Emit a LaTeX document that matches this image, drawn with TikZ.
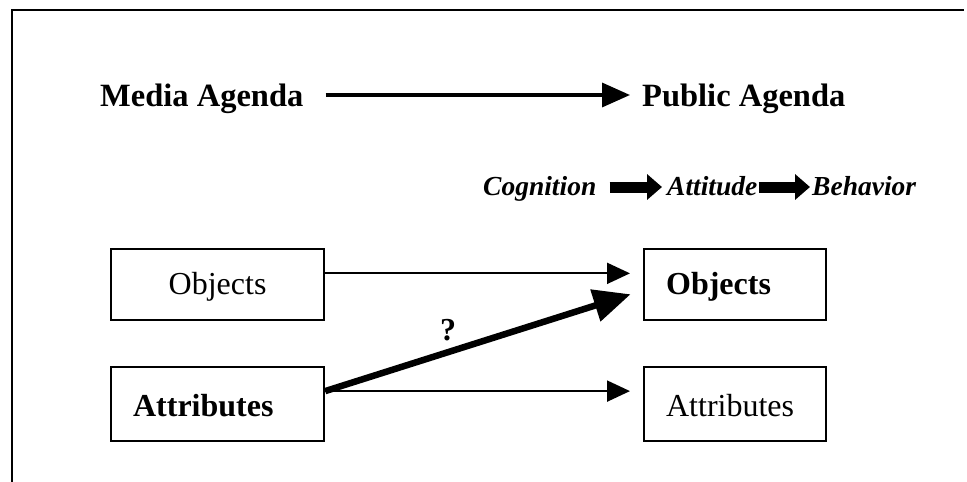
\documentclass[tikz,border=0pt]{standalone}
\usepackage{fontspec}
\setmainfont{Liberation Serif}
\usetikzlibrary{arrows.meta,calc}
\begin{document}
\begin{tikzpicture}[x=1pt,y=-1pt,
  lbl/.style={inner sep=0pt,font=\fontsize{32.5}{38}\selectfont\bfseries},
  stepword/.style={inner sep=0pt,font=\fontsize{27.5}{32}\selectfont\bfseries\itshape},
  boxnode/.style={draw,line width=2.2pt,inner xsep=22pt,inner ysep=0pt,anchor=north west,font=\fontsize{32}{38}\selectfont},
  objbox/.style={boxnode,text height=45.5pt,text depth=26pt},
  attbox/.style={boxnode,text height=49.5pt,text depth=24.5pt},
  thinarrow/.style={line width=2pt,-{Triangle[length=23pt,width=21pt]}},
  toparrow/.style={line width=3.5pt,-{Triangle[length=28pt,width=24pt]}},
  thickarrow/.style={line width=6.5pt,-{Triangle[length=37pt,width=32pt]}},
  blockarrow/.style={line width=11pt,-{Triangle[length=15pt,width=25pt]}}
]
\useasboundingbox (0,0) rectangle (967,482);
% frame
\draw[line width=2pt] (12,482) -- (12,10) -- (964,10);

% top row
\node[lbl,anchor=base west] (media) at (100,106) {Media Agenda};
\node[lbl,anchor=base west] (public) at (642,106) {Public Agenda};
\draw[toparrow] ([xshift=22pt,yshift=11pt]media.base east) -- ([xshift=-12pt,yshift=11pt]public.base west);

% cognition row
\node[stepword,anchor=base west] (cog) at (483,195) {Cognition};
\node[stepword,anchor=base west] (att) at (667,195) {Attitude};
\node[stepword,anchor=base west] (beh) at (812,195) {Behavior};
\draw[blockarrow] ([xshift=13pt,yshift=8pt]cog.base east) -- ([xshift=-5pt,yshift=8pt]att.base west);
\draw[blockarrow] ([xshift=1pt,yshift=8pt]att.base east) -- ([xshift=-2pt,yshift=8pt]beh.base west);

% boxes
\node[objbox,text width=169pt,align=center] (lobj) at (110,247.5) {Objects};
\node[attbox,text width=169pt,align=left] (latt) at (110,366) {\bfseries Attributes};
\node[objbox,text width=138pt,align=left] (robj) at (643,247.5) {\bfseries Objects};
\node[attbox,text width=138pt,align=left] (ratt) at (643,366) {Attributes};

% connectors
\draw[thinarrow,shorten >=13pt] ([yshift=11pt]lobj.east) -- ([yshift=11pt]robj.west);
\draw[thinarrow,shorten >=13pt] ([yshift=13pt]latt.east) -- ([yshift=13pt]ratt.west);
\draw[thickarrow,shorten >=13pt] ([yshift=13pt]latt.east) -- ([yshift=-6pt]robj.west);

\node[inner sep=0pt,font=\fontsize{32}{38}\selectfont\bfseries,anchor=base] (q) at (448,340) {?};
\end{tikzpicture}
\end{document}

▸ WHAT TO WORK ON
Write out the full listing verbatim, excluding its pictures.

▸ EXERCISE ANSWER
Emit a LaTeX document that matches this image, drawn with TikZ.
\documentclass[tikz,border=0pt]{standalone}
\usepackage{fontspec}
\setmainfont{Liberation Serif}
\usetikzlibrary{arrows.meta,calc}
\begin{document}
\begin{tikzpicture}[x=1pt,y=-1pt,
  lbl/.style={inner sep=0pt,font=\fontsize{32.5}{38}\selectfont\bfseries},
  stepword/.style={inner sep=0pt,font=\fontsize{27.5}{32}\selectfont\bfseries\itshape},
  boxnode/.style={draw,line width=2.2pt,inner xsep=22pt,inner ysep=0pt,anchor=north west,font=\fontsize{32}{38}\selectfont},
  objbox/.style={boxnode,text height=45.5pt,text depth=26pt},
  attbox/.style={boxnode,text height=49.5pt,text depth=24.5pt},
  thinarrow/.style={line width=2pt,-{Triangle[length=23pt,width=21pt]}},
  toparrow/.style={line width=3.5pt,-{Triangle[length=28pt,width=24pt]}},
  thickarrow/.style={line width=6.5pt,-{Triangle[length=37pt,width=32pt]}},
  blockarrow/.style={line width=11pt,-{Triangle[length=15pt,width=25pt]}}
]
\useasboundingbox (0,0) rectangle (967,482);
% frame
\draw[line width=2pt] (12,482) -- (12,10) -- (964,10);

% top row
\node[lbl,anchor=base west] (media) at (100,106) {Media Agenda};
\node[lbl,anchor=base west] (public) at (642,106) {Public Agenda};
\draw[toparrow] ([xshift=22pt,yshift=11pt]media.base east) -- ([xshift=-12pt,yshift=11pt]public.base west);

% cognition row
\node[stepword,anchor=base west] (cog) at (483,195) {Cognition};
\node[stepword,anchor=base west] (att) at (667,195) {Attitude};
\node[stepword,anchor=base west] (beh) at (812,195) {Behavior};
\draw[blockarrow] ([xshift=13pt,yshift=8pt]cog.base east) -- ([xshift=-5pt,yshift=8pt]att.base west);
\draw[blockarrow] ([xshift=1pt,yshift=8pt]att.base east) -- ([xshift=-2pt,yshift=8pt]beh.base west);

% boxes
\node[objbox,text width=169pt,align=center] (lobj) at (110,247.5) {Objects};
\node[attbox,text width=169pt,align=left] (latt) at (110,366) {\bfseries Attributes};
\node[objbox,text width=138pt,align=left] (robj) at (643,247.5) {\bfseries Objects};
\node[attbox,text width=138pt,align=left] (ratt) at (643,366) {Attributes};

% connectors
\draw[thinarrow,shorten >=13pt] ([yshift=11pt]lobj.east) -- ([yshift=11pt]robj.west);
\draw[thinarrow,shorten >=13pt] ([yshift=13pt]latt.east) -- ([yshift=13pt]ratt.west);
\draw[thickarrow,shorten >=13pt] ([yshift=13pt]latt.east) -- ([yshift=-6pt]robj.west);

\node[inner sep=0pt,font=\fontsize{32}{38}\selectfont\bfseries,anchor=base] (q) at (448,340) {?};
\end{tikzpicture}
\end{document}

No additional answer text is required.